Chase Eisenberg integral member of West Ranch’s girls tennis team

West Ranch senior Chase Eisenberg returns a volley in a nonleague match against Arcadia at West Ranch High School. Cory Rubin/The Signal

When playing on the same high school team with one of the best girls tennis players in the state, let alone the country, you can sometimes get lost in the shuffle. 

Chase Eisenberg has been training and playing alongside Jordyn McBride since they were 9 years old, and have been teammates on the West Ranch tennis team for three straight varsity seasons.

Both have been integral parts of the Wildcats’ recent dominance in the Foothill League, and both will be counted upon heavily this season if West Ranch wants to claim a fourth consecutive league title and make a deep run in the CIF-Southern Section playoffs.

McBride often gets the headlines, and deservedly so. She’s currently the No. 8 ranked senior in California and the No. 36 ranked senior in the country according to The Tennis Recruiting Network.

But Eisenberg isn’t far behind, and has been one of the most consistent players in the Foothill League over her varsity career. She’s currently the No. 84 ranked senior in California and is coming off a singles title at the annual Varsity Fall Brawl Tournament at Valencia High School on Saturday.

“She’d be a No. 1 at any other school, I believe that,” said West Ranch head coach Dina McBride. “I’m just happy that people saw her at Fall Brawl and I got so many compliments. People are looking at her in a different light which I’m happy about. She’s a team captain, she does anything for the team. She’s going to help take us deep in CIF.”

West Ranch’s Chase Eisenberg returns a volley in a Foothill League match with Saugus at Saugus High School. Cory Rubin/The Signal

Eisenberg defeated Valencia’s top two singles players on her way to the Fall Brawl title, the first of her career. She beat Sydney Thay 6-4, 6-4 in the semifinals and defeated Brenna Whelan 6-0, 6-3 to claim the crown.

Whelan defeated Eisenberg last year in the semis.

“I’ve grown so much as a tennis player and as a person since freshman year,” Eisenberg said. “I’m out there everyday putting hours on the tennis court. To have Dina there as my coach all four years and to have my family and friends supporting me all the way, to win it, especially against a solid Valencia team, Sydney and Brenna, it feels really great. I’m super proud of myself.”

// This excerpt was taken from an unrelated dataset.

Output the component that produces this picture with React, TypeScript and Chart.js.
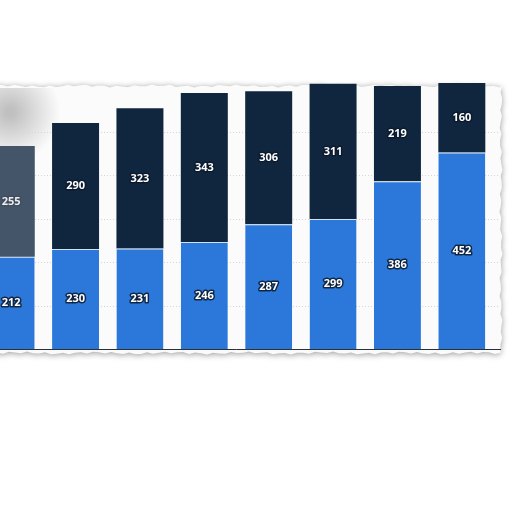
import React, { useEffect, useRef } from "react";
import { Chart, registerables } from "chart.js";

Chart.register(...registerables);

const categories = ["1", "2", "3", "4", "5", "6", "7", "8"];
const lowerValues = [212, 230, 231, 246, 287, 299, 386, 452];
const upperValues = [255, 290, 323, 343, 306, 311, 219, 160];
const gridValues = [100, 200, 300, 400, 500];

const OFFSET = 28; // canvas shifted left so the first bar is cut off
const W = 540;
const H = 512;

function jag(i: number, seed: number) {
  return Math.sin(i * 0.37 + seed) * 1.0 + Math.sin(i * 1.13 + seed * 2) * 0.6;
}

const paperPlugin = {
  id: "paper",
  beforeDraw(chart: any) {
    const ctx = chart.ctx as CanvasRenderingContext2D;
    const y = chart.scales.y;
    const base = y.getPixelForValue(0);
    ctx.save();
    ctx.fillStyle = "#ffffff";
    ctx.fillRect(0, 0, W, H);
    const top = 86;
    const bottom = base + 3;
    const right = OFFSET + 501;
    ctx.beginPath();
    ctx.moveTo(0, top);
    for (let x = 0; x <= right; x += 6) ctx.lineTo(x, top + jag(x, 1));
    for (let yy = top; yy <= bottom; yy += 6) ctx.lineTo(right + jag(yy, 2), yy);
    for (let x = right; x >= 0; x -= 6) ctx.lineTo(x, bottom + 1 + jag(x, 3));
    ctx.closePath();
    ctx.shadowColor = "rgba(0,0,0,0.4)";
    ctx.shadowBlur = 6;
    ctx.shadowOffsetY = 1;
    ctx.fillStyle = "#fbfbfb";
    ctx.fill();
    ctx.restore();

    // gray smudge inside the paper at top-left
    ctx.save();
    ctx.beginPath();
    ctx.rect(0, 88, OFFSET + 70, 70);
    ctx.clip();
    const g = ctx.createRadialGradient(OFFSET + 10, 112, 4, OFFSET + 10, 112, 50);
    g.addColorStop(0, "rgba(160,160,160,0.65)");
    g.addColorStop(1, "rgba(160,160,160,0)");
    ctx.fillStyle = g;
    ctx.fillRect(0, 88, OFFSET + 70, 70);
    ctx.restore();

    // dotted grid lines
    ctx.save();
    ctx.strokeStyle = "#d6d6d6";
    ctx.lineWidth = 1;
    ctx.setLineDash([1, 2]);
    gridValues.forEach((v) => {
      const py = Math.round(y.getPixelForValue(v)) + 0.5;
      ctx.beginPath();
      ctx.moveTo(0, py);
      ctx.lineTo(right - 2, py);
      ctx.stroke();
    });
    ctx.restore();
  },
  afterDatasetsDraw(chart: any) {
    const ctx = chart.ctx as CanvasRenderingContext2D;
    const y = chart.scales.y;
    const base = Math.round(y.getPixelForValue(0)) + 0.5;
    // axis line
    ctx.save();
    ctx.strokeStyle = "#2a2f38";
    ctx.lineWidth = 1;
    ctx.beginPath();
    ctx.moveTo(0, base);
    ctx.lineTo(OFFSET + 501, base);
    ctx.stroke();
    ctx.restore();

    // value labels
    ctx.save();
    ctx.font = "bold 11px 'Open Sans', 'DejaVu Sans', sans-serif";
    ctx.textAlign = "center";
    ctx.textBaseline = "middle";
    ctx.lineJoin = "round";
    chart.data.datasets.forEach((ds: any, di: number) => {
      const meta = chart.getDatasetMeta(di);
      meta.data.forEach((el: any, i: number) => {
        const cx = el.x;
        const cy = (el.y + el.base) / 2;
        const txt = String(ds.data[i]);
        ctx.lineWidth = 3;
        ctx.strokeStyle = "rgba(10,25,45,0.85)";
        ctx.strokeText(txt, cx, cy);
        ctx.fillStyle = "#ffffff";
        ctx.fillText(txt, cx, cy);
      });
    });
    ctx.restore();

    // haze over the first bar's top segment
    const el = chart.getDatasetMeta(1).data[0];
    if (el) {
      const half = el.width / 2;
      ctx.save();
      ctx.fillStyle = "rgba(190,196,202,0.3)";
      ctx.fillRect(el.x - half, el.y, half * 2, el.base - el.y);
      ctx.restore();
    }
  },
};

export default function App() {
  const ref = useRef<HTMLCanvasElement | null>(null);
  useEffect(() => {
    if (!ref.current) return;
    const chart = new Chart(ref.current, {
      type: "bar",
      data: {
        labels: categories,
        datasets: [
          {
            label: "lower",
            data: lowerValues,
            backgroundColor: "#2b77da",
            borderColor: "#cfe2f8",
            borderWidth: { top: 1, left: 0, right: 0, bottom: 0 },
            borderSkipped: false,
            categoryPercentage: 1,
            barPercentage: 0.73,
          },
          {
            label: "upper",
            data: upperValues,
            backgroundColor: "#10263f",
            borderWidth: 0,
            categoryPercentage: 1,
            barPercentage: 0.73,
          },
        ],
      },
      options: {
        responsive: false,
        animation: false,
        devicePixelRatio: 1,
        layout: { padding: { left: 7, right: 18, top: 79.5, bottom: 163 } },
        plugins: { legend: { display: false }, tooltip: { enabled: false } },
        scales: {
          x: { stacked: true, display: false },
          y: { stacked: true, display: false, min: 0, max: 620 },
        },
      },
      plugins: [paperPlugin],
    });
    return () => chart.destroy();
  }, []);
  return (
    <div
      style={{
        position: "fixed",
        left: 0,
        top: 0,
        width: 512,
        height: 512,
        overflow: "hidden",
        background: "#fff",
      }}
    >
      <canvas
        ref={ref}
        width={W}
        height={H}
        style={{ position: "absolute", left: -OFFSET, top: 0, width: W, height: H }}
      />
    </div>
  );
}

Eisenberg has shown tremendous improvement since joining the JV team as a freshman in 2016. She was named the MVP of the JV team, then won the Most Improved Player award back-to-back years as a member of the varsity squad.

While she’s gotten better over the years in all aspects of the game on the technical side, including her serve and forehand, her biggest improvement has come on the mental side.

Eisenberg is passionate about the sport she plays, and it shows on the court. When she misses an easy shot, she is visibly frustrated. When there is a lack of energy in a match, she’s the first player to pump up her teammates with a “Let’s go Cats” chant.

In the past, her passion has gotten the best of her, but as she has gotten older she’s been able to control her ardor and use it to her advantage.

“The one word that comes to mind is maturity,” McBride said about Eisenberg’s biggest area of improvement. “Maturity in who she is, her confidence, knowing her game and managing her emotions. She’s been great at technique, everything has improved technically, but the biggest jump is her mental approach. She is approaching each match and taking it one point at a time.”

“The biggest thing I’ve had to overcome about my game has been the mental side. That was the hardest part for me,” Eisenberg said. “Tennis is such a big part of my life, it’s important to me how good I play out there. In the past I’ve had a lot of difficulty with just getting way too low when I miss a shot, so I’ve worked a lot with Dina and my mom has helped me a lot too, and through competing in tournaments I’ve learned.”

Chase Eisenberg of West Ranch. Dan Watson/The Signal

Instead of getting down on herself when she misses a shot she should have made, she gives herself positive reinforcement and moves on to the next point.

“I try not to talk to myself and say negative things to myself, I try to be much more positive. I talk to myself now as if I’m talking to a teammate so that I only say positive things to myself,” Eisenberg said. “I have little mantras that I say over and over in my head to pump myself up, so just keeping high energy and only positive thoughts out there has made such a big difference for me.”

Eisenberg plans on playing tennis at the college level next year, and is applying early decision to the College of New Jersey.

Along with playing on the tennis team, she wants to study to become an emergency room nurse practitioner. 

But first, Eisenberg and the Wildcats have a league title to defend, and though she’s been a part of highly successful West Ranch teams in the past, she believes this year’s squad has the chance to be the best yet.

“I think we have a really good chance to go undefeated and take it into the semis and finals of CIF,” she said. “I think this is the best team we’ve ever had before. We have great chemistry, we all train so hard. I’m so glad for my senior year this is the team that we have because I think we have a good chance to go really far.”